_COLLECTED MATERIAL:_

** start **

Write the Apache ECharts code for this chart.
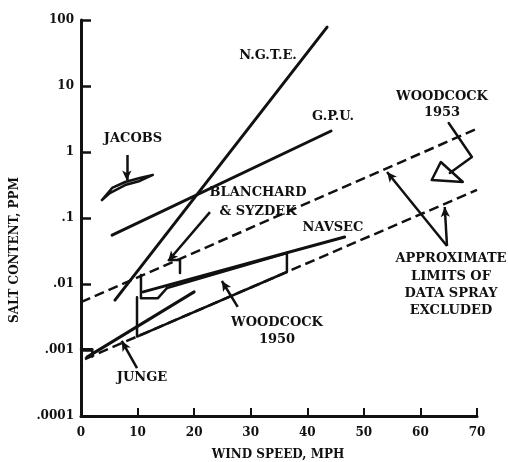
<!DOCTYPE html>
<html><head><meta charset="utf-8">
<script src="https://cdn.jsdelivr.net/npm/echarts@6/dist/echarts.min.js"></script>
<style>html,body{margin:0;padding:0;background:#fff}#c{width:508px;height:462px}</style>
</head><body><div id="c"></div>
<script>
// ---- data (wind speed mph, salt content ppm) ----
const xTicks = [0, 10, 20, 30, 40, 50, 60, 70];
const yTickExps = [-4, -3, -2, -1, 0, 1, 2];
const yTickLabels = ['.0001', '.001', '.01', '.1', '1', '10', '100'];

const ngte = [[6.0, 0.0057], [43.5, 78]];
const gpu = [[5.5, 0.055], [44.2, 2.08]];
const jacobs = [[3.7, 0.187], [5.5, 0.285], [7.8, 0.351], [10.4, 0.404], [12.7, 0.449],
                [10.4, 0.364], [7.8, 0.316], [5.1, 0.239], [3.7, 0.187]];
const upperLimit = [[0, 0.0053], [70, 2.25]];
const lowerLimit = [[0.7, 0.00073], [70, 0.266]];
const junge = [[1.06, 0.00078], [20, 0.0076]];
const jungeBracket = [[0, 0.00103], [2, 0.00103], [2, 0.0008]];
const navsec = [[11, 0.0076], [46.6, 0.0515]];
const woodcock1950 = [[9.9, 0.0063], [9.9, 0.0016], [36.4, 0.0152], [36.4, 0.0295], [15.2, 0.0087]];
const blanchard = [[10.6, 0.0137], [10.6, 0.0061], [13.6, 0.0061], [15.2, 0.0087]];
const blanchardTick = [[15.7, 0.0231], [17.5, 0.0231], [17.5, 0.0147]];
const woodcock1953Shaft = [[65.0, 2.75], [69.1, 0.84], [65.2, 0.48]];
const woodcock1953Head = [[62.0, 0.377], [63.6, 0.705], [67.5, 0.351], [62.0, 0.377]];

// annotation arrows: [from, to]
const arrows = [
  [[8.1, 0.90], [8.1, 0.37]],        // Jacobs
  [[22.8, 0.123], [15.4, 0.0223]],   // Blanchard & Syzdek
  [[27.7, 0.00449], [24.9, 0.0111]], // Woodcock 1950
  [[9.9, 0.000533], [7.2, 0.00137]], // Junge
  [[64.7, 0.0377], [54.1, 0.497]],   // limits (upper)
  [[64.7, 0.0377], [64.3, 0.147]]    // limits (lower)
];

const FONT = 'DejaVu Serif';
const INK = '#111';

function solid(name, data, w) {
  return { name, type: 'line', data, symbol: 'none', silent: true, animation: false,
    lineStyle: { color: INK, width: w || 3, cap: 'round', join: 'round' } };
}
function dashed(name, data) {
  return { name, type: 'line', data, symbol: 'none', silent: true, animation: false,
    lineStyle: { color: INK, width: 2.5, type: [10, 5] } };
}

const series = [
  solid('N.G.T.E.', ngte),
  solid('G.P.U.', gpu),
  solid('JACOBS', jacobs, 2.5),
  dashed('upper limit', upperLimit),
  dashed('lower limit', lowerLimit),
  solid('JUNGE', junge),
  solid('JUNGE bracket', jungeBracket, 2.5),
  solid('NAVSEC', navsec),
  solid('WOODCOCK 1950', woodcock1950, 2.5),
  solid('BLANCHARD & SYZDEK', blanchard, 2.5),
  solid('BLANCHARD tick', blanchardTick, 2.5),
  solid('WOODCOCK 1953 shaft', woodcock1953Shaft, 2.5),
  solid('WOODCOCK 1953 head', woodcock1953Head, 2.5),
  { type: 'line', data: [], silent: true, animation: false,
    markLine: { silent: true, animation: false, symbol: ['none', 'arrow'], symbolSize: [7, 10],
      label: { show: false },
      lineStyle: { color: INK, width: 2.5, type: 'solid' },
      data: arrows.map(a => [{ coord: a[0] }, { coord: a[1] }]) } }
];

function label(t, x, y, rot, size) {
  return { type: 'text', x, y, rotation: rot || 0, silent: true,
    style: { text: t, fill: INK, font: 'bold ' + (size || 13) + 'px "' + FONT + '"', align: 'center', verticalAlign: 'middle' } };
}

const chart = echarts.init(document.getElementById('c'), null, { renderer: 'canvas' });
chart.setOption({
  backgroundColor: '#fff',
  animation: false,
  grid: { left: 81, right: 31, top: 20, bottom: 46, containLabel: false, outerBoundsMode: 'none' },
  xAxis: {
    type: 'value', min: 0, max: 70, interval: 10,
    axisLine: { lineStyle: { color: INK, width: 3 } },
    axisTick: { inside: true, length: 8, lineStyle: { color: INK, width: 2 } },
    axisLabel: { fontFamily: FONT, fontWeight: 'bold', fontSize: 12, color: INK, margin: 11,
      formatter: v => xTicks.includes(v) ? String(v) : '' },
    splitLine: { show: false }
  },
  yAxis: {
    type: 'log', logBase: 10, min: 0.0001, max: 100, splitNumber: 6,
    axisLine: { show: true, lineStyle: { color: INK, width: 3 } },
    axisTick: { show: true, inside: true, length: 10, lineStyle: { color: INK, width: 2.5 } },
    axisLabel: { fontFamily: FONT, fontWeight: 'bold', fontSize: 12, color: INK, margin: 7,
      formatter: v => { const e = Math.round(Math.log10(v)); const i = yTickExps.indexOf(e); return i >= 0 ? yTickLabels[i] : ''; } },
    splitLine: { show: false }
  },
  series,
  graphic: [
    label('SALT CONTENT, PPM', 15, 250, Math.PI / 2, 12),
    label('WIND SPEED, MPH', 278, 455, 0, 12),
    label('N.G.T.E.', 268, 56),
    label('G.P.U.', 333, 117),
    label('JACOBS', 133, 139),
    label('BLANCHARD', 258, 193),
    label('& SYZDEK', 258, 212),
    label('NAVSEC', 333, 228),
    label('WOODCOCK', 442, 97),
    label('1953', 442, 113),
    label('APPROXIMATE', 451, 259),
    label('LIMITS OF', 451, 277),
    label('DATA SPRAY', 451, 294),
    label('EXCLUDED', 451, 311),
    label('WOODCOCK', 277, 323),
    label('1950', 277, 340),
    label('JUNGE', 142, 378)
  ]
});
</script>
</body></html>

** end **

Quote, exactly and only, the lines from the first line of the data above through the line containing "['.0001', '.001', '.01', '.1', '1', '10', '100'];". The pictures do not belong in it.

Write the Apache ECharts code for this chart.
<!DOCTYPE html>
<html><head><meta charset="utf-8">
<script src="https://cdn.jsdelivr.net/npm/echarts@6/dist/echarts.min.js"></script>
<style>html,body{margin:0;padding:0;background:#fff}#c{width:508px;height:462px}</style>
</head><body><div id="c"></div>
<script>
// ---- data (wind speed mph, salt content ppm) ----
const xTicks = [0, 10, 20, 30, 40, 50, 60, 70];
const yTickExps = [-4, -3, -2, -1, 0, 1, 2];
const yTickLabels = ['.0001', '.001', '.01', '.1', '1', '10', '100'];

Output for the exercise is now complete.